You posted a link to the modern SRD. or MSRD. That's not D&D 3.5

edit: More importantly, that rule doesn't seem to exist in the PHB. I'll check the DMG. Nope, it's not there either, this isn't a D&D rule.

TuggyNE
2013-11-08, 03:10 AM
Pickford is correct.

(Incidentally, this is one of the numerous reasons I dislike dandwiki; the labels for various types of pages, while they do exist, are stupidly easy to misunderstand or just not see.)

Pickford
2013-11-08, 03:23 AM
Pickford is correct.

If I cared enough to have a signature, this would be it. :smallamused:

TuggyNE
2013-11-08, 05:03 AM
If I cared enough to have a signature, this would be it. :smallamused:

Don't make a habit of it, you young whippersnapper you. :smallwink:

SiuiS
2013-11-08, 05:07 AM
From the SRD (http://www.dandwiki.com/wiki/MSRD:Improvised_Weapons):


That 50% chance seems awfully high, especially considering that it applies to anything you can pick up and swing or throw!

Just some thoughts on the oddities this causes:

If your arms are chained together, and you can't make the DC 26 strength check to break your bonds, just declare that you start hitting people with them! Even if you're a pasty little mage, half the time swinging the chains around your wrist at someone will make them inexplicably shatter.

Note that material doesn't matter. Adamantite objects break as easily as a wooden stick. When throwing an object, only the size of your target matters -- you can irrevocably shatter a solid adamantite door by throwing it at a mattress slightly larger than itself.

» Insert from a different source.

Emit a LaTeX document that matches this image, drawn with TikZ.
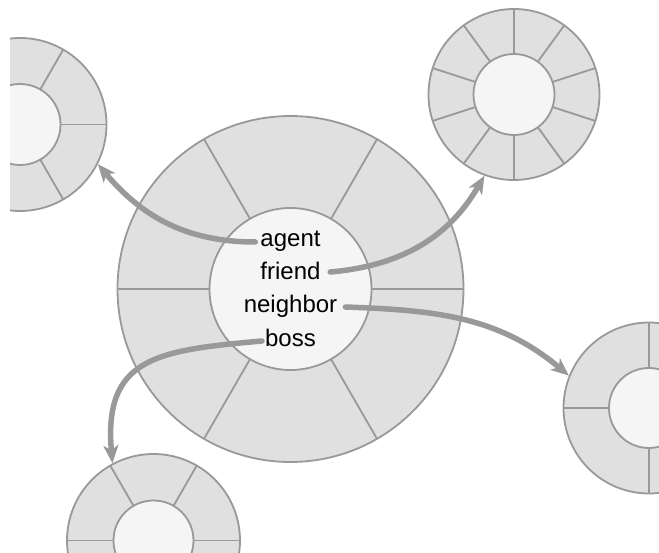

Magical objects break just as easily. Have a magic ring that can only be destroyed by taking it to the mountain of doom and casting it into the flames from which it was forged? Just throw it at an orc! 50% of the time, it shatters.

But it gets better. When you're using an improvised weapon in melee, it only has a chance of breaking if it does damage. That means that swinging at a mage with stoneskin up, or a gargoyle, or a knight in full armor is unlikely to break your improvised weapon, while swinging your weapon at an unarmed, unarmored commoner is very very likely to damage it.

Additionally:
Your DM might refuse to let you treat other characters as objects, but really, why wouldn't you be able to wield someone with two hands? If you can do so, every attack you make with them has a 50% chance of breaking them.

Specific > General; you cannot break an unbreakable magic item with a generic breaking function.

supermonkeyjoe
2013-11-08, 06:12 AM
The only rule I know of like this is with the drunken master prestige class Improvised weapons class ability, if they roll a natural 1 on the attack roll the item "breaks and becomes useless" good for all the above stated uses.